■ **Recorded data**
--*--
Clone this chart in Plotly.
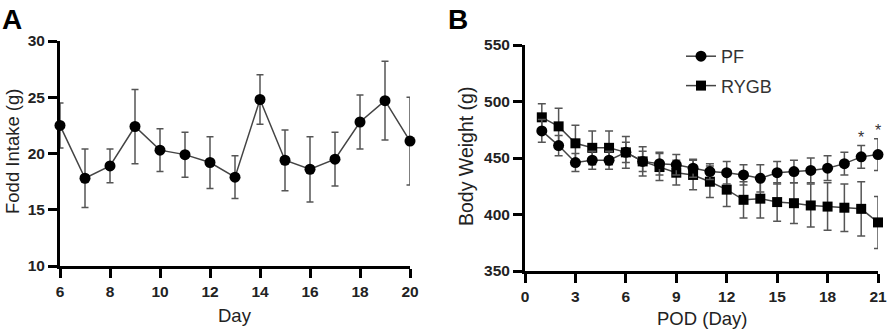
import plotly.graph_objects as go

# ---- Panel A data ----
days_a = [6, 7, 8, 9, 10, 11, 12, 13, 14, 15, 16, 17, 18, 19, 20]
food_mean = [22.5, 17.8, 18.9, 22.4, 20.3, 19.9, 19.2, 17.9, 24.8, 19.4, 18.6, 19.5, 22.8, 24.7, 21.1]
food_err = [2.0, 2.6, 1.5, 3.3, 1.9, 2.0, 2.3, 1.9, 2.2, 2.7, 2.9, 2.4, 2.4, 3.5, 3.9]

# ---- Panel B data ----
pod = list(range(1, 22))
pf_mean = [474, 461, 446, 448, 448, 455, 447, 445, 444, 441, 438, 437, 435, 432, 437, 438, 439, 441, 445, 451, 453]
pf_err = [10, 9, 8, 8, 8, 9, 9, 10, 9, 8, 7, 10, 9, 12, 10, 10, 11, 11, 10, 10, 14]
rygb_mean = [486, 478, 463, 459, 459, 455, 447, 442, 437, 435, 429, 422, 413, 414, 411, 410, 408, 407, 406, 405, 393]
rygb_err = [12, 16, 16, 15, 15, 14, 13, 12, 11, 13, 14, 15, 16, 17, 17, 18, 19, 21, 21, 24, 23]
star_days = [20, 21]

W, H = 888, 332
def px(x):
    return x / W
def py(y):
    return (H - y) / H

LINE = "#444444"
ERR = "#555555"
TXT = "#222222"
FONT = "Liberation Sans, Arial, sans-serif"

fig = go.Figure()

fig.add_trace(go.Scatter(
    x=days_a, y=food_mean, mode="lines+markers", showlegend=False,
    line=dict(color=LINE, width=1.5),
    marker=dict(color="black", size=11, symbol="circle"),
    error_y=dict(type="data", array=food_err, color=ERR, thickness=1.5, width=3.5),
    xaxis="x", yaxis="y", cliponaxis=False,
))

fig.add_trace(go.Scatter(
    x=pod, y=rygb_mean, mode="lines+markers", name="RYGB", legendgroup="r", legendrank=2,
    line=dict(color=LINE, width=1.5),
    marker=dict(color="black", size=10, symbol="square"),
    error_y=dict(type="data", array=rygb_err, color=ERR, thickness=1.5, width=4),
    xaxis="x2", yaxis="y2", cliponaxis=False,
))
fig.add_trace(go.Scatter(
    x=pod, y=pf_mean, mode="lines+markers", name="PF", legendgroup="p", legendrank=1,
    line=dict(color=LINE, width=1.5),
    marker=dict(color="black", size=11, symbol="circle"),
    error_y=dict(type="data", array=pf_err, color=ERR, thickness=1.5, width=4),
    xaxis="x2", yaxis="y2", cliponaxis=False,
))

axis_common = dict(
    showgrid=False, zeroline=False, showline=True, linecolor="black", linewidth=3,
    ticks="outside", ticklen=9, tickwidth=3, tickcolor="black",
    tickfont=dict(family=FONT, size=15.5, color=TXT, weight="bold"),
    automargin=False, fixedrange=True, ticklabeloverflow="allow",
)

fig.update_layout(
    width=W, height=H,
    margin=dict(l=0, r=0, t=0, b=0),
    paper_bgcolor="white", plot_bgcolor="white",
    xaxis=dict(domain=[px(60), px(410)], range=[6, 20], tickvals=[6, 8, 10, 12, 14, 16, 18, 20],
               anchor="y", **axis_common),
    yaxis=dict(domain=[py(266), py(41)], range=[10, 30], tickvals=[10, 15, 20, 25, 30],
               anchor="x", **axis_common),
    xaxis2=dict(domain=[px(525), px(878)], range=[0, 21], tickvals=[0, 3, 6, 9, 12, 15, 18, 21],
                anchor="y2", **axis_common),
    yaxis2=dict(domain=[py(271), py(45)], range=[350, 550], tickvals=[350, 400, 450, 500, 550],
                anchor="x2", **axis_common),
    legend=dict(x=px(681), y=py(38), xanchor="left", yanchor="top",
                font=dict(family=FONT, size=18, color="#333333"),
                bgcolor="rgba(0,0,0,0)", traceorder="grouped", tracegroupgap=3,
                itemwidth=30),
    showlegend=True,
)

ann = []
ann.append(dict(text="<b>A</b>", x=px(0), y=py(2), xref="paper", yref="paper",
                xanchor="left", yanchor="top", showarrow=False,
                font=dict(family=FONT, size=28, color="black")))
ann.append(dict(text="<b>B</b>", x=px(446), y=py(2), xref="paper", yref="paper",
                xanchor="left", yanchor="top", showarrow=False,
                font=dict(family=FONT, size=28, color="black")))
ann.append(dict(text="Fodd Intake (g)", x=px(12), y=py(152), xref="paper", yref="paper",
                xanchor="center", yanchor="middle", textangle=-90, showarrow=False,
                font=dict(family=FONT, size=18.5, color=TXT)))
ann.append(dict(text="Body Weight (g)", x=px(466), y=py(157), xref="paper", yref="paper",
                xanchor="center", yanchor="middle", textangle=-90, showarrow=False,
                font=dict(family=FONT, size=19.5, color=TXT)))
ann.append(dict(text="Day", x=px(235), y=py(315), xref="paper", yref="paper",
                xanchor="center", yanchor="middle", showarrow=False,
                font=dict(family=FONT, size=18.5, color=TXT)))
ann.append(dict(text="POD (Day)", x=px(702), y=py(318), xref="paper", yref="paper",
                xanchor="center", yanchor="middle", showarrow=False,
                font=dict(family=FONT, size=18.5, color=TXT)))
for d in star_days:
    i = pod.index(d)
    ann.append(dict(text="*", x=d, y=pf_mean[i] + pf_err[i], xref="x2", yref="y2",
                    xanchor="center", yanchor="bottom", showarrow=False, yshift=-2,
                    font=dict(family=FONT, size=16, color="#333333")))
fig.update_layout(annotations=ann)

fig.write_html(
    "out.html",
    config={"displayModeBar": False},
    post_script="document.body.style.margin='0';document.body.style.overflow='hidden';",
)
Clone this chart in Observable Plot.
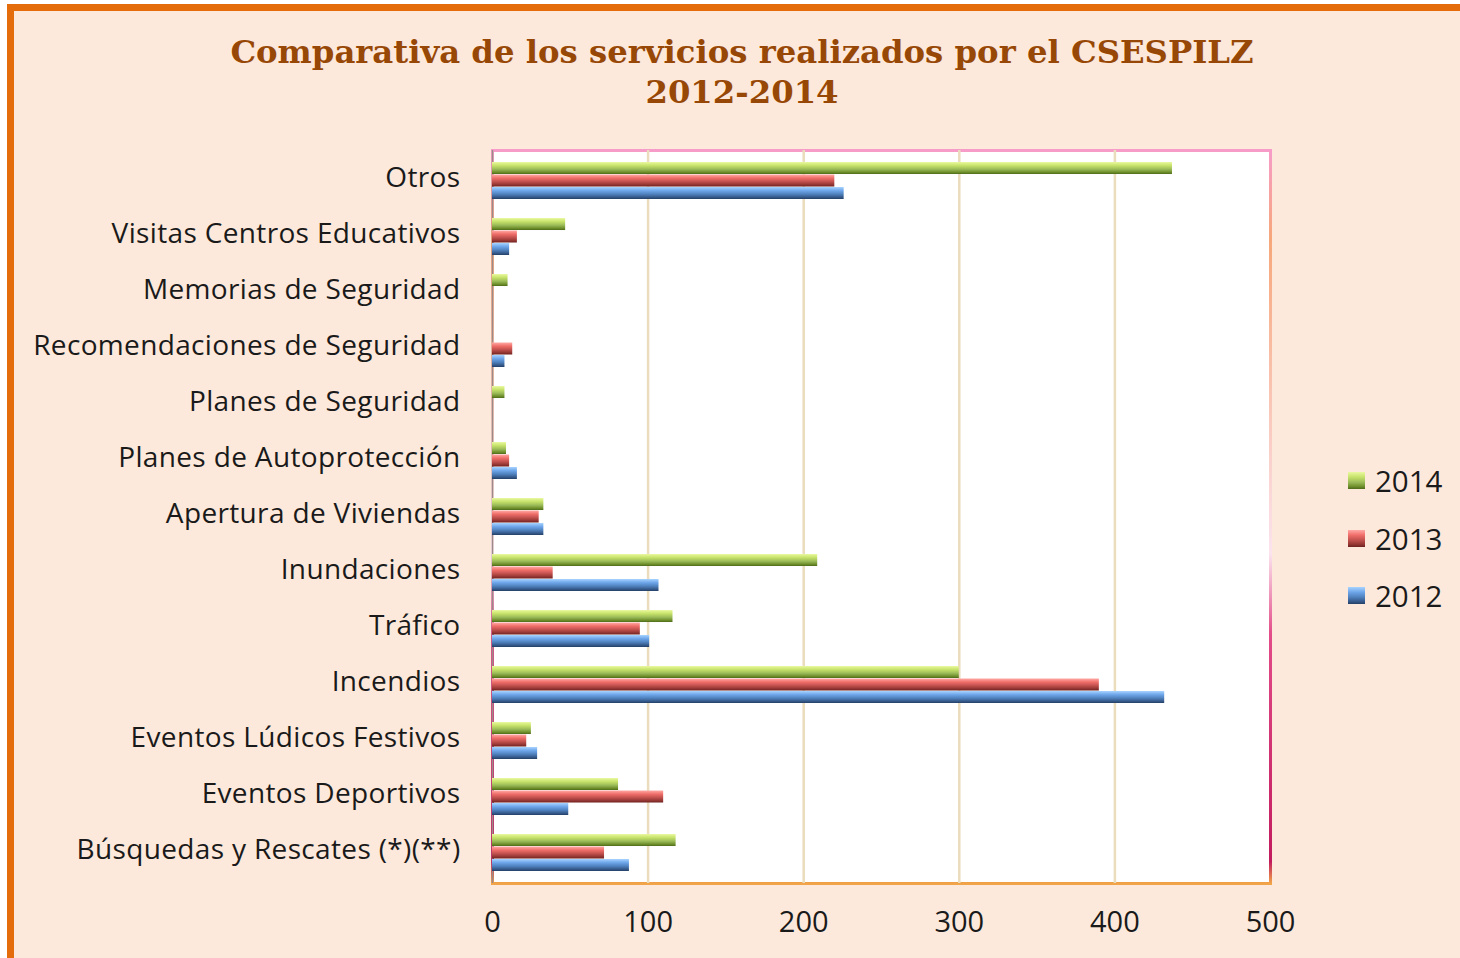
<!DOCTYPE html>
<html>
<head>
<meta charset="utf-8">
<script src="https://cdn.jsdelivr.net/npm/d3@7"></script>
<script src="https://cdn.jsdelivr.net/npm/@observablehq/plot@0.6"></script>
<style>
  html, body { margin: 0; padding: 0; background: #ffffff; }
  body { width: 1460px; height: 958px; position: relative; overflow: hidden; }
  #frame { position: absolute; left: 7px; top: 4px; width: 1470px; height: 970px;
           background: #FDE9DB; border-left: 7px solid #E46C0A; border-top: 7px solid #E46C0A; box-sizing: border-box; }
  #title { position: absolute; left: 0; top: 32px; width: 1484px; text-align: center;
           font-family: "DejaVu Serif", serif; font-weight: bold; font-size: 32.3px; line-height: 40px; color: #984806; }
  #chart { position: absolute; left: 0; top: 0; }
  #legend { position: absolute; left: 1348px; top: 452px; font-family: "Open Sans", sans-serif; font-size: 29.5px; color: #1a1a1a; }
  .item { display: flex; align-items: center; height: 57.5px; }
  .sw { width: 17px; height: 17px; margin-right: 10px; }
  #chart svg g[aria-label="y-axis tick label"] text { font-size: 28px; letter-spacing: 0.35px; }
  #chart svg g[aria-label="x-axis tick label"] text { font-size: 29px; }
</style>
</head>
<body>
<div id="frame"></div>
<div id="title">Comparativa de los servicios realizados por el CSESPILZ<br>2012-2014</div>
<div id="chart"></div>
<div id="legend"></div>
<script>
const categories = ["Otros", "Visitas Centros Educativos", "Memorias de Seguridad", "Recomendaciones de Seguridad",
  "Planes de Seguridad", "Planes de Autoprotección", "Apertura de Viviendas", "Inundaciones", "Tráfico",
  "Incendios", "Eventos Lúdicos Festivos", "Eventos Deportivos", "Búsquedas y Rescates (*)(**)"];
const years = ["2014", "2013", "2012"];
const v2014 = [437, 47, 10, 0, 8, 9, 33, 209, 116, 300, 25, 81, 118];
const v2013 = [220, 16, 0, 13, 0, 11, 30, 39, 95, 390, 22, 110, 72];
const v2012 = [226, 11, 0, 8, 0, 16, 33, 107, 101, 432, 29, 49, 88];
const xTicks = [0, 100, 200, 300, 400, 500];
const gridTicks = [100, 200, 300, 400];

const seriesValues = [v2014, v2013, v2012];
const gradIds = {"2014": "g2014", "2013": "g2013", "2012": "g2012"};

const W = 1460, H = 958;
const mL = 492, mR = 190, mT = 150, mB = 75;
const pInner = 0.335, pOuter = 0.17;
const innerH = H - mT - mB;
const step = innerH / (categories.length - pInner + 2 * pOuter);
const bw = step * (1 - pInner);

const rows = years.map((yr, k) => categories.map((c, j) => ({category: c, year: yr, value: seriesValues[k][j]})).filter(d => d.value > 0));

const barMarks = years.map((yr, k) => Plot.barX(rows[k], {
  x: "value", y: "category",
  fill: `url(#${gradIds[yr]})`,
  insetTop: k * bw / 3, insetBottom: (2 - k) * bw / 3,
  style: "filter: drop-shadow(2px 4px 3px rgba(0,0,0,0.22));"
}));

const plot = Plot.plot({
  width: W, height: H,
  marginLeft: mL, marginRight: mR, marginTop: mT, marginBottom: mB,
  style: {background: "transparent", fontFamily: "'Open Sans', sans-serif", fontSize: "28px", color: "#1a1a1a", overflow: "visible"},
  x: {domain: [0, 500], label: null},
  y: {domain: categories, paddingInner: pInner, paddingOuter: pOuter, label: null},
  marks: [
    Plot.frame({fill: "white", stroke: "url(#gframe)", strokeWidth: 3}),
    Plot.ruleX(gridTicks, {stroke: "#EADCBD", strokeWidth: 2.5}),
    Plot.ruleX([0], {stroke: "#9a8a88", strokeWidth: 1.5}),
    ...barMarks,
    Plot.axisX(xTicks, {tickSize: 0, tickPadding: 28, label: null}),
    Plot.axisY({tickSize: 0, tickPadding: 32, dy: -3, label: null})
  ]
});

const ns = "http://www.w3.org/2000/svg";
const defs = document.createElementNS(ns, "defs");
defs.innerHTML = `
  <linearGradient id="g2014" x1="0" y1="0" x2="0" y2="1">
    <stop offset="0" stop-color="#EAF8A0"/><stop offset="0.3" stop-color="#C6E26A"/>
    <stop offset="0.6" stop-color="#9BBB59"/><stop offset="0.85" stop-color="#6F8F2C"/><stop offset="1" stop-color="#4D6A1A"/>
  </linearGradient>
  <linearGradient id="g2013" x1="0" y1="0" x2="0" y2="1">
    <stop offset="0" stop-color="#FFA9A5"/><stop offset="0.3" stop-color="#F06E6A"/>
    <stop offset="0.6" stop-color="#C0504D"/><stop offset="0.85" stop-color="#923532"/><stop offset="1" stop-color="#6E2220"/>
  </linearGradient>
  <linearGradient id="g2012" x1="0" y1="0" x2="0" y2="1">
    <stop offset="0" stop-color="#A8D4FF"/><stop offset="0.3" stop-color="#6EA6EA"/>
    <stop offset="0.6" stop-color="#4F81BD"/><stop offset="0.85" stop-color="#35598A"/><stop offset="1" stop-color="#243F66"/>
  </linearGradient>
  <linearGradient id="gframe" x1="0" y1="0" x2="0" y2="1">
    <stop offset="0" stop-color="#F79CC8"/><stop offset="0.12" stop-color="#F7A77A"/>
    <stop offset="0.55" stop-color="#FBE3EE"/><stop offset="0.66" stop-color="#E24C88"/>
    <stop offset="0.97" stop-color="#C21C5E"/><stop offset="1" stop-color="#F2A548"/>
  </linearGradient>`;
plot.insertBefore(defs, plot.firstChild);
document.getElementById("chart").appendChild(plot);

const legend = document.getElementById("legend");
years.forEach(yr => {
  const item = document.createElement("div");
  item.className = "item";
  item.innerHTML = `<svg class="sw" viewBox="0 0 17 17"><rect width="17" height="17" fill="url(#${gradIds[yr]})"/></svg><span>${yr}</span>`;
  legend.appendChild(item);
});
</script>
</body>
</html>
--*--
■ **Written exercise**
Only the lines from the start of the material through the line containing "2.4, 3.5, 3.9]" should be transcribed. Pictures stay out.

■ **Solution to this exercise**
Clone this chart in Plotly.
import plotly.graph_objects as go

# ---- Panel A data ----
days_a = [6, 7, 8, 9, 10, 11, 12, 13, 14, 15, 16, 17, 18, 19, 20]
food_mean = [22.5, 17.8, 18.9, 22.4, 20.3, 19.9, 19.2, 17.9, 24.8, 19.4, 18.6, 19.5, 22.8, 24.7, 21.1]
food_err = [2.0, 2.6, 1.5, 3.3, 1.9, 2.0, 2.3, 1.9, 2.2, 2.7, 2.9, 2.4, 2.4, 3.5, 3.9]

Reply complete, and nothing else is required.